▸ JOB
Repeat the material below word for word and leave out all pictures.

▸ INFORMATION SUPPLIED
================================

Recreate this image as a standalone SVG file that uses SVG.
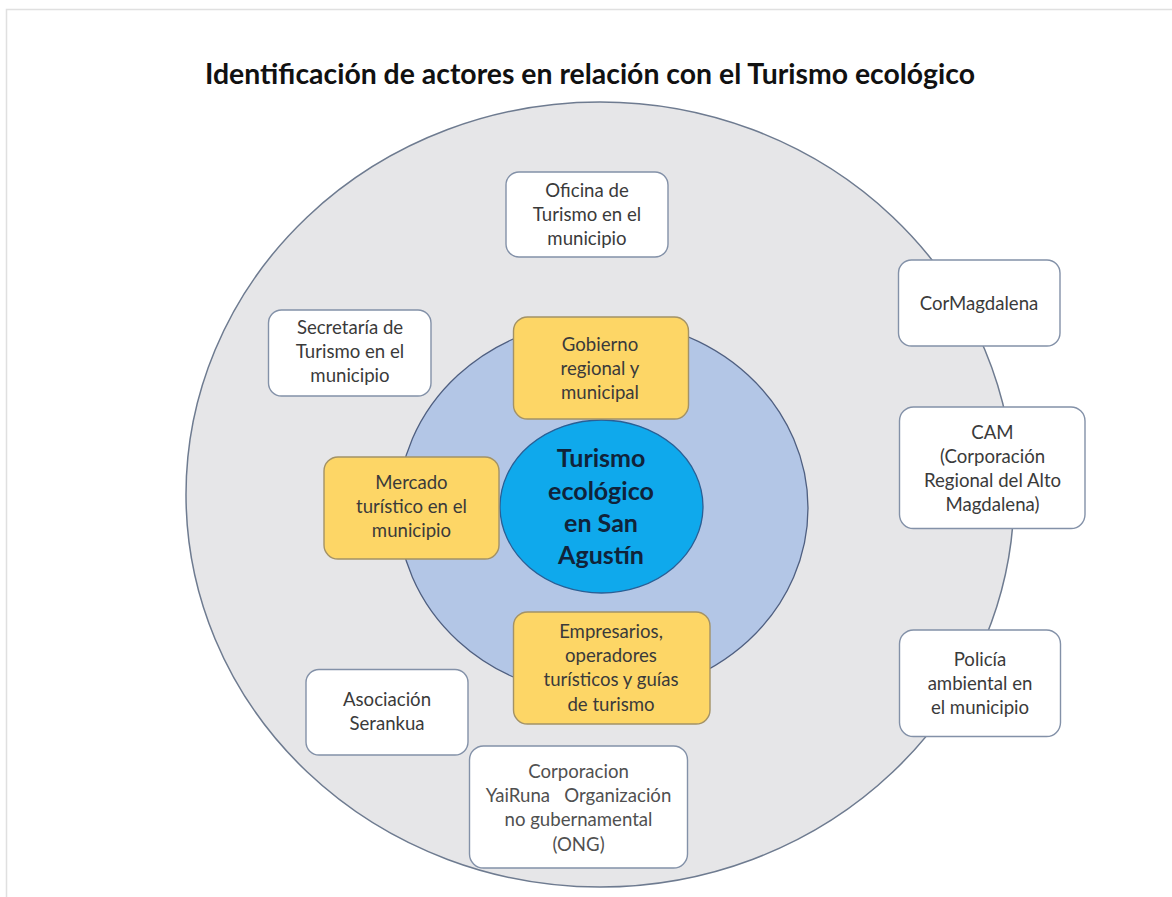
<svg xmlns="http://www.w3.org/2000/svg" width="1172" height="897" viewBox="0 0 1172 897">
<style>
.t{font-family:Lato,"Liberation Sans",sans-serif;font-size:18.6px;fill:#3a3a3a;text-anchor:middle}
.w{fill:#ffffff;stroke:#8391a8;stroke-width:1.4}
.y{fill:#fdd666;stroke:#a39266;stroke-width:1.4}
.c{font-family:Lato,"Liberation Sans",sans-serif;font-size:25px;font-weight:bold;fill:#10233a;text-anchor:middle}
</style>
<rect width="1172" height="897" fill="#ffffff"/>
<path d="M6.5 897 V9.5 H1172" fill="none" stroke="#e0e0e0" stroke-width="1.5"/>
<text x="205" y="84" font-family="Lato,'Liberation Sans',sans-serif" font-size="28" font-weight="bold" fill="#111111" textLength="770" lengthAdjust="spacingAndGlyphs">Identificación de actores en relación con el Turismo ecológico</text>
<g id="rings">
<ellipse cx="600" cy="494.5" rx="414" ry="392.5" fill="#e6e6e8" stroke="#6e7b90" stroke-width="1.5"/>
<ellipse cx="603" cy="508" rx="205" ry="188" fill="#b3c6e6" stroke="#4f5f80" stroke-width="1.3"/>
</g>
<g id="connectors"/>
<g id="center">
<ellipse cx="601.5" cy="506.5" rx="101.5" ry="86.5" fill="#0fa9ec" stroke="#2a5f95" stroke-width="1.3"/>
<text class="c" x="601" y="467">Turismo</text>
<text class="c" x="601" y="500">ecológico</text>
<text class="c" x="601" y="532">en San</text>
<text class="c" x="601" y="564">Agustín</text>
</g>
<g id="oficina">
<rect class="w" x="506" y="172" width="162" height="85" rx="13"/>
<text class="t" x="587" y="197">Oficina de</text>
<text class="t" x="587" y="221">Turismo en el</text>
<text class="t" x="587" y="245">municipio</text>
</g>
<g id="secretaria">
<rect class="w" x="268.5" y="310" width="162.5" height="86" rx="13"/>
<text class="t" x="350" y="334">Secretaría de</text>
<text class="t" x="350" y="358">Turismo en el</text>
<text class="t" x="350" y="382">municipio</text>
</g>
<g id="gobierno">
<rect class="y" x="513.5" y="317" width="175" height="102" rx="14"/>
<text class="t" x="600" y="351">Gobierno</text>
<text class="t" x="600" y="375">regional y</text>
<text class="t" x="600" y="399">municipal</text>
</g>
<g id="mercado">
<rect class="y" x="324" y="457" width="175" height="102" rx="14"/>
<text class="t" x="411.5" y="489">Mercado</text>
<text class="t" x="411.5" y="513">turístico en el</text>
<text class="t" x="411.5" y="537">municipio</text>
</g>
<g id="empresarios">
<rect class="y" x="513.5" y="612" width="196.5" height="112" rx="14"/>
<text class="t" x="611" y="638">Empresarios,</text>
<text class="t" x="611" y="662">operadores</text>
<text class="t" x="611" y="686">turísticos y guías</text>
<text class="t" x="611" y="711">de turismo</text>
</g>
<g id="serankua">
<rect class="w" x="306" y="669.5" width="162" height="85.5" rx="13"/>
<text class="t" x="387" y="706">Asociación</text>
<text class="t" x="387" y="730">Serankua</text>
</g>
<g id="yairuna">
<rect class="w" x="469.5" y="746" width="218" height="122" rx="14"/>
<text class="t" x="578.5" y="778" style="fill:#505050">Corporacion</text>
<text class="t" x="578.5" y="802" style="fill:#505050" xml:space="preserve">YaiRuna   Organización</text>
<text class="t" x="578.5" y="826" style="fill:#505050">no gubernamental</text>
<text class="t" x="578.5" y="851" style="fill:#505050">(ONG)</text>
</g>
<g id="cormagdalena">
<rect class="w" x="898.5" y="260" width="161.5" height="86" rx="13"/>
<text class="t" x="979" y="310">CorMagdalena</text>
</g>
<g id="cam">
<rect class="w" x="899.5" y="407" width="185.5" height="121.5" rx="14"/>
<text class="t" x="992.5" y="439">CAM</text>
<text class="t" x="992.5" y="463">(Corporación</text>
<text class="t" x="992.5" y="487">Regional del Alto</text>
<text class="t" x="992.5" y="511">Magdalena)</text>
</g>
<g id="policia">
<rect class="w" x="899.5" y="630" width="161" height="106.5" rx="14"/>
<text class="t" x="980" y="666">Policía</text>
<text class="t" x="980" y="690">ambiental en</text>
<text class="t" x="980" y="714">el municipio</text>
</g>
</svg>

================================

▸ ANSWER TO THIS EXERCISE
Recreate this image as a standalone SVG file that uses SVG.
<svg xmlns="http://www.w3.org/2000/svg" width="1172" height="897" viewBox="0 0 1172 897">
<style>
.t{font-family:Lato,"Liberation Sans",sans-serif;font-size:18.6px;fill:#3a3a3a;text-anchor:middle}
.w{fill:#ffffff;stroke:#8391a8;stroke-width:1.4}
.y{fill:#fdd666;stroke:#a39266;stroke-width:1.4}
.c{font-family:Lato,"Liberation Sans",sans-serif;font-size:25px;font-weight:bold;fill:#10233a;text-anchor:middle}
</style>
<rect width="1172" height="897" fill="#ffffff"/>
<path d="M6.5 897 V9.5 H1172" fill="none" stroke="#e0e0e0" stroke-width="1.5"/>
<text x="205" y="84" font-family="Lato,'Liberation Sans',sans-serif" font-size="28" font-weight="bold" fill="#111111" textLength="770" lengthAdjust="spacingAndGlyphs">Identificación de actores en relación con el Turismo ecológico</text>
<g id="rings">
<ellipse cx="600" cy="494.5" rx="414" ry="392.5" fill="#e6e6e8" stroke="#6e7b90" stroke-width="1.5"/>
<ellipse cx="603" cy="508" rx="205" ry="188" fill="#b3c6e6" stroke="#4f5f80" stroke-width="1.3"/>
</g>
<g id="connectors"/>
<g id="center">
<ellipse cx="601.5" cy="506.5" rx="101.5" ry="86.5" fill="#0fa9ec" stroke="#2a5f95" stroke-width="1.3"/>
<text class="c" x="601" y="467">Turismo</text>
<text class="c" x="601" y="500">ecológico</text>
<text class="c" x="601" y="532">en San</text>
<text class="c" x="601" y="564">Agustín</text>
</g>
<g id="oficina">
<rect class="w" x="506" y="172" width="162" height="85" rx="13"/>
<text class="t" x="587" y="197">Oficina de</text>
<text class="t" x="587" y="221">Turismo en el</text>
<text class="t" x="587" y="245">municipio</text>
</g>
<g id="secretaria">
<rect class="w" x="268.5" y="310" width="162.5" height="86" rx="13"/>
<text class="t" x="350" y="334">Secretaría de</text>
<text class="t" x="350" y="358">Turismo en el</text>
<text class="t" x="350" y="382">municipio</text>
</g>
<g id="gobierno">
<rect class="y" x="513.5" y="317" width="175" height="102" rx="14"/>
<text class="t" x="600" y="351">Gobierno</text>
<text class="t" x="600" y="375">regional y</text>
<text class="t" x="600" y="399">municipal</text>
</g>
<g id="mercado">
<rect class="y" x="324" y="457" width="175" height="102" rx="14"/>
<text class="t" x="411.5" y="489">Mercado</text>
<text class="t" x="411.5" y="513">turístico en el</text>
<text class="t" x="411.5" y="537">municipio</text>
</g>
<g id="empresarios">
<rect class="y" x="513.5" y="612" width="196.5" height="112" rx="14"/>
<text class="t" x="611" y="638">Empresarios,</text>
<text class="t" x="611" y="662">operadores</text>
<text class="t" x="611" y="686">turísticos y guías</text>
<text class="t" x="611" y="711">de turismo</text>
</g>
<g id="serankua">
<rect class="w" x="306" y="669.5" width="162" height="85.5" rx="13"/>
<text class="t" x="387" y="706">Asociación</text>
<text class="t" x="387" y="730">Serankua</text>
</g>
<g id="yairuna">
<rect class="w" x="469.5" y="746" width="218" height="122" rx="14"/>
<text class="t" x="578.5" y="778" style="fill:#505050">Corporacion</text>
<text class="t" x="578.5" y="802" style="fill:#505050" xml:space="preserve">YaiRuna   Organización</text>
<text class="t" x="578.5" y="826" style="fill:#505050">no gubernamental</text>
<text class="t" x="578.5" y="851" style="fill:#505050">(ONG)</text>
</g>
<g id="cormagdalena">
<rect class="w" x="898.5" y="260" width="161.5" height="86" rx="13"/>
<text class="t" x="979" y="310">CorMagdalena</text>
</g>
<g id="cam">
<rect class="w" x="899.5" y="407" width="185.5" height="121.5" rx="14"/>
<text class="t" x="992.5" y="439">CAM</text>
<text class="t" x="992.5" y="463">(Corporación</text>
<text class="t" x="992.5" y="487">Regional del Alto</text>
<text class="t" x="992.5" y="511">Magdalena)</text>
</g>
<g id="policia">
<rect class="w" x="899.5" y="630" width="161" height="106.5" rx="14"/>
<text class="t" x="980" y="666">Policía</text>
<text class="t" x="980" y="690">ambiental en</text>
<text class="t" x="980" y="714">el municipio</text>
</g>
</svg>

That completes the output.